▸ SOURCE DATA
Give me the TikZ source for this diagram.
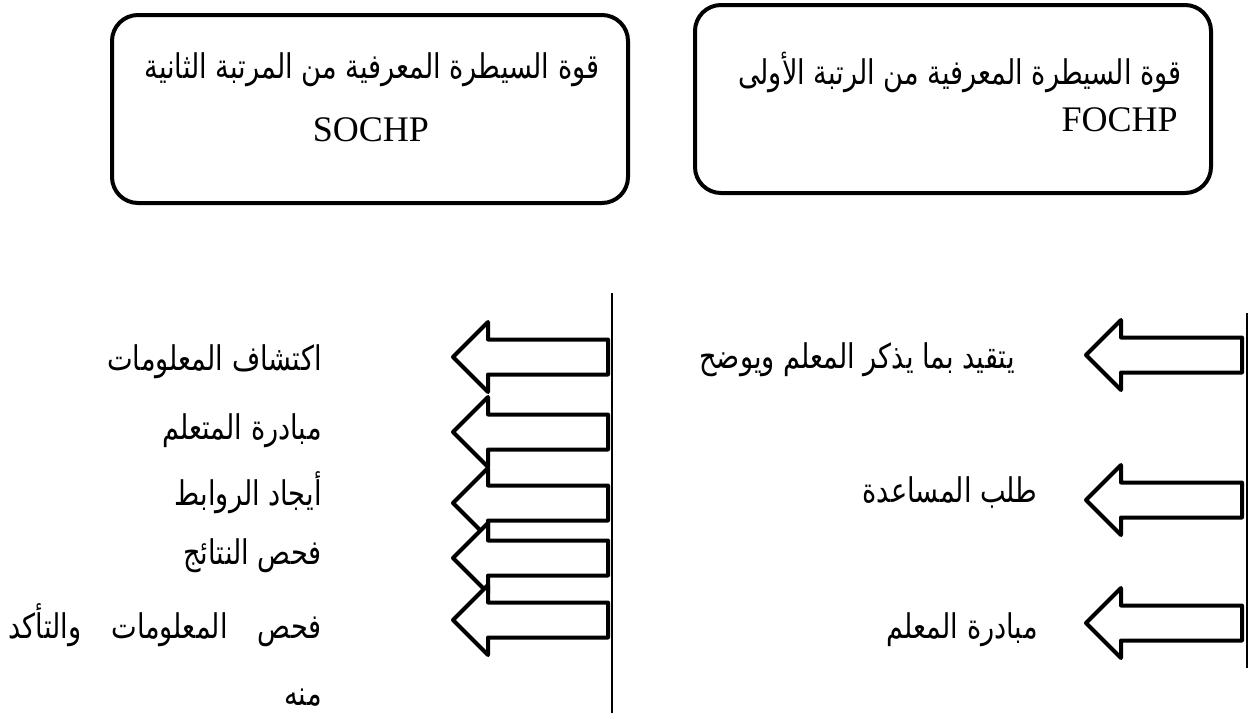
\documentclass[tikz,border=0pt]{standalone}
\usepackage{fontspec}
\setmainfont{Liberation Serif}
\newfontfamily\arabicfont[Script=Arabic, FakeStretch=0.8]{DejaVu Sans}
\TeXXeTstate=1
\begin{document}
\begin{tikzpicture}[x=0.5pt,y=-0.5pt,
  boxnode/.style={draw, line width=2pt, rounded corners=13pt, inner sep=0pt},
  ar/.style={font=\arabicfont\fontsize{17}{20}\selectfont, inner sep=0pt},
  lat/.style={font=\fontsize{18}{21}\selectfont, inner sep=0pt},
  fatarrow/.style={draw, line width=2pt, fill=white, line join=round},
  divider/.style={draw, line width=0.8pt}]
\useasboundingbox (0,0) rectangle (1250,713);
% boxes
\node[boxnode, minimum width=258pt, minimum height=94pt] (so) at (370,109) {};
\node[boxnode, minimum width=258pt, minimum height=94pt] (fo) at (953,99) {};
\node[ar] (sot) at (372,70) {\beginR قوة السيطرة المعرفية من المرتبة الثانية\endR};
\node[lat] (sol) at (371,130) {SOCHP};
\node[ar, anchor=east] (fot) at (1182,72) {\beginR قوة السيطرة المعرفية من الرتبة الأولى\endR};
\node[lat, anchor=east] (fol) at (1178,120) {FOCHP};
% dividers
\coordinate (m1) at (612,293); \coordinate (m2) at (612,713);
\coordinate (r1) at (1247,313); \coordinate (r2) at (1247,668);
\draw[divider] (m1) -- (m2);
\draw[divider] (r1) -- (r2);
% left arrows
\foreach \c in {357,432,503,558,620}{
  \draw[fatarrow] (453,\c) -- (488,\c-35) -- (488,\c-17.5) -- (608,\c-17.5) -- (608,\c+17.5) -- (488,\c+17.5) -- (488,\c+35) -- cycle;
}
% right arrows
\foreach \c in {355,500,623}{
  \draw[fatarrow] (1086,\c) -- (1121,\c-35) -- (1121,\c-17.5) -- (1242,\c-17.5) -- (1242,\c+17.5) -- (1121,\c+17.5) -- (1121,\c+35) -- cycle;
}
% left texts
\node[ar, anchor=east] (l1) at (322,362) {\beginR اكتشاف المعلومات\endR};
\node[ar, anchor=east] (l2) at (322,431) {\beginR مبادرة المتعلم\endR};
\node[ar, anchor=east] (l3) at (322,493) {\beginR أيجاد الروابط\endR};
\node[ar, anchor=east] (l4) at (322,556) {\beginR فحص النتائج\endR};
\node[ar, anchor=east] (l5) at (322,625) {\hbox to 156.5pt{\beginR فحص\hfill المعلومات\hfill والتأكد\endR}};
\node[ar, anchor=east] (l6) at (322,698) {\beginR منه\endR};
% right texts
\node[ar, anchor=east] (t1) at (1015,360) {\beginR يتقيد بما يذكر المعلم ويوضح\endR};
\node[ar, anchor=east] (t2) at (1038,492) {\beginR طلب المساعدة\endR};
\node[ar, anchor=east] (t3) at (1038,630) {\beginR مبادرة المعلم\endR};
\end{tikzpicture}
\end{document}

▸ WHAT THE TASK ASKS
Omit every picture, then repeat the remaining data exactly as it appears above.

▸ SOLUTION TO THIS EXERCISE
Give me the TikZ source for this diagram.
\documentclass[tikz,border=0pt]{standalone}
\usepackage{fontspec}
\setmainfont{Liberation Serif}
\newfontfamily\arabicfont[Script=Arabic, FakeStretch=0.8]{DejaVu Sans}
\TeXXeTstate=1
\begin{document}
\begin{tikzpicture}[x=0.5pt,y=-0.5pt,
  boxnode/.style={draw, line width=2pt, rounded corners=13pt, inner sep=0pt},
  ar/.style={font=\arabicfont\fontsize{17}{20}\selectfont, inner sep=0pt},
  lat/.style={font=\fontsize{18}{21}\selectfont, inner sep=0pt},
  fatarrow/.style={draw, line width=2pt, fill=white, line join=round},
  divider/.style={draw, line width=0.8pt}]
\useasboundingbox (0,0) rectangle (1250,713);
% boxes
\node[boxnode, minimum width=258pt, minimum height=94pt] (so) at (370,109) {};
\node[boxnode, minimum width=258pt, minimum height=94pt] (fo) at (953,99) {};
\node[ar] (sot) at (372,70) {\beginR قوة السيطرة المعرفية من المرتبة الثانية\endR};
\node[lat] (sol) at (371,130) {SOCHP};
\node[ar, anchor=east] (fot) at (1182,72) {\beginR قوة السيطرة المعرفية من الرتبة الأولى\endR};
\node[lat, anchor=east] (fol) at (1178,120) {FOCHP};
% dividers
\coordinate (m1) at (612,293); \coordinate (m2) at (612,713);
\coordinate (r1) at (1247,313); \coordinate (r2) at (1247,668);
\draw[divider] (m1) -- (m2);
\draw[divider] (r1) -- (r2);
% left arrows
\foreach \c in {357,432,503,558,620}{
  \draw[fatarrow] (453,\c) -- (488,\c-35) -- (488,\c-17.5) -- (608,\c-17.5) -- (608,\c+17.5) -- (488,\c+17.5) -- (488,\c+35) -- cycle;
}
% right arrows
\foreach \c in {355,500,623}{
  \draw[fatarrow] (1086,\c) -- (1121,\c-35) -- (1121,\c-17.5) -- (1242,\c-17.5) -- (1242,\c+17.5) -- (1121,\c+17.5) -- (1121,\c+35) -- cycle;
}
% left texts
\node[ar, anchor=east] (l1) at (322,362) {\beginR اكتشاف المعلومات\endR};
\node[ar, anchor=east] (l2) at (322,431) {\beginR مبادرة المتعلم\endR};
\node[ar, anchor=east] (l3) at (322,493) {\beginR أيجاد الروابط\endR};
\node[ar, anchor=east] (l4) at (322,556) {\beginR فحص النتائج\endR};
\node[ar, anchor=east] (l5) at (322,625) {\hbox to 156.5pt{\beginR فحص\hfill المعلومات\hfill والتأكد\endR}};
\node[ar, anchor=east] (l6) at (322,698) {\beginR منه\endR};
% right texts
\node[ar, anchor=east] (t1) at (1015,360) {\beginR يتقيد بما يذكر المعلم ويوضح\endR};
\node[ar, anchor=east] (t2) at (1038,492) {\beginR طلب المساعدة\endR};
\node[ar, anchor=east] (t3) at (1038,630) {\beginR مبادرة المعلم\endR};
\end{tikzpicture}
\end{document}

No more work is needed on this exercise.